Population orbit determination: Algorithms and Simulations

The thesis deals with the problem of population orbit determination for uncollaborative objects, when observations are a scarce resource. In this case we not only have to find an orbit compatible with the observations, but also to solve the identification problem, i.e., finding among independent detections of celestial bodies those belonging to the same physical object. After reviewing classical methods, we describe a full sequence of algorithms allowing build-up and maintenance of a catalog of objects starting from a database of observations. The most difficult step is the linkage, when two or more separate sets of observations are used to assess whether they can belong to the same object and an orbit exists to fit the data. We present two algorithms capable of dealing with the linkage and of keeping the computational load within acceptable limits.

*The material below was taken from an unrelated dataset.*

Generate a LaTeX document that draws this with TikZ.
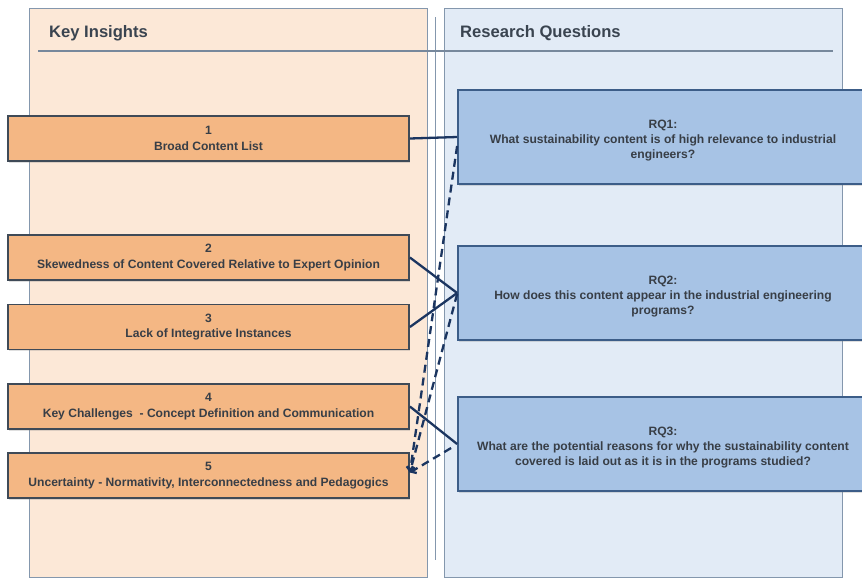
\documentclass[tikz,border=0pt]{standalone}
\usepackage{fontspec}
\setmainfont{Liberation Sans}
\usetikzlibrary{arrows.meta,shadows}

\definecolor{panelL}{HTML}{FCE8D7}
\definecolor{panelR}{HTML}{E2EBF6}
\definecolor{panelEdge}{HTML}{8497AD}
\definecolor{insightFill}{HTML}{F4B784}
\definecolor{insightEdge}{HTML}{3F4A57}
\definecolor{rqFill}{HTML}{A7C3E5}
\definecolor{rqEdge}{HTML}{3C5D88}
\definecolor{linkCol}{HTML}{1B3560}
\definecolor{titleCol}{HTML}{3A4450}
\definecolor{textCol}{HTML}{383E46}

% taller first line pushes the question text slightly downwards
\newcommand{\rqstrut}{\rule{0pt}{15pt}}

\tikzset{
  panel/.style={draw=panelEdge, line width=1pt},
  paneltitle/.style={anchor=west, font=\fontsize{16.6}{19}\selectfont\bfseries, text=titleCol, inner sep=0pt},
  insight/.style={draw=insightEdge, fill=insightFill, line width=1.8pt,
    minimum width=401pt, minimum height=45pt, inner sep=0pt, align=center,
    font=\fontsize{12.1}{15.5}\selectfont\bfseries, text=textCol,
    drop shadow={opacity=0.25, shadow xshift=1pt, shadow yshift=-1.5pt}},
  rq/.style={draw=rqEdge, fill=rqFill, line width=1.8pt,
    minimum width=410pt, minimum height=94pt, inner sep=0pt, align=center,
    font=\fontsize{12.1}{15}\selectfont\bfseries, text=textCol,
    drop shadow={opacity=0.25, shadow xshift=1pt, shadow yshift=-1.5pt}},
  link/.style={draw=linkCol, line width=2.3pt},
  backlink/.style={draw=linkCol, line width=2.3pt, dash pattern=on 8pt off 5pt,
    -{Straight Barb[length=4pt,width=8pt]}},
}

\begin{document}
\begin{tikzpicture}[x=1pt, y=-1pt]
\useasboundingbox (0,0) rectangle (862,579);
\clip (0,0) rectangle (862,579);
\fill[white] (0,0) rectangle (862,579);

% two column panels
\path[panel, fill=panelL] (29,8) rectangle (427,577);
\path[panel, fill=panelR] (444,8) rectangle (842,577);
\coordinate (sepTop) at (435,17);
\coordinate (sepBot) at (435,560);
\draw[panelEdge, line width=1pt] (sepTop) -- (sepBot);

% column headings and rule
\node[paneltitle] (hKI) at (49,33) {Key Insights};
\node[paneltitle] (hRQ) at (460,33) {Research Questions};
\coordinate (ruleL) at (38,51);
\coordinate (ruleR) at (833,51);
\draw[panelEdge!90!black, line width=1.1pt] (ruleL) -- (ruleR);

% key insights
\node[insight] (b1) at (208.5,138.5) {1\\Broad Content List};
\node[insight] (b2) at (208.5,257.5) {2\\Skewedness of Content Covered Relative to Expert Opinion};
\node[insight] (b3) at (208.5,327) {3\\Lack of Integrative Instances};
\node[insight] (b4) at (208.5,406.5) {4\\Key Challenges \ - Concept Definition and Communication};
\node[insight] (b5) at (208.5,475.5) {5\\Uncertainty - Normativity, Interconnectedness and Pedagogics};

% research questions
\node[rq] (q1) at (663,137) {\rqstrut RQ1:\\What sustainability content is of high relevance to industrial\\engineers?};
\node[rq] (q2) at (663,293) {\rqstrut RQ2:\\How does this content appear in the industrial engineering\\programs?};
\node[rq] (q3) at (663,444) {\rqstrut RQ3:\\What are the potential reasons for why the sustainability content\\covered is laid out as it is in the programs studied?};

% links from insights to questions
\draw[link] (b1.east) -- (q1.west);
\draw[link] (b2.east) -- (q2.west);
\draw[link] (b3.east) -- (q2.west);
\draw[link] (b4.east) -- (q3.west);

% dashed links back to insight 5
\draw[backlink] ([yshift=-9pt]q1.west) -- ([yshift=3pt]b5.east);
\draw[backlink] ([yshift=-1pt]q2.west) -- ([yshift=3pt]b5.east);
\draw[backlink] ([xshift=-6pt,yshift=-4pt]q3.west) -- ([yshift=3pt]b5.east);
\end{tikzpicture}
\end{document}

The first algorithm is based on the admissible region, which bounds the set of possible orbits by reasonable hypotheses on the dynamics of the object. The second algorithm relies on the conservation of the integrals of motion of the Kepler problem. To test these algorithms we applied them to different classes of objects: 1) we showed that it is possible to build up a catalog of Geosynchronous debris from scratch starting from sparse real data; 2) we performed catalog build-up and maintenance for Low Earth orbit debris starting from simulated data and keeping the orbit accuracy within the collision avoidance requirements; 3) we simulated the discovery and risk assessment process for a population of small impacting Near Earth Objects; 4) we successfully attributed Pan-STARRS PS1 data to numbered and multi-apparition asteroids, and performed a statistical analysis of the postfit residuals. The performed simulations validated not only the algorithms, but also hypothetical optical networks proposed in the Space Situational Awareness framework.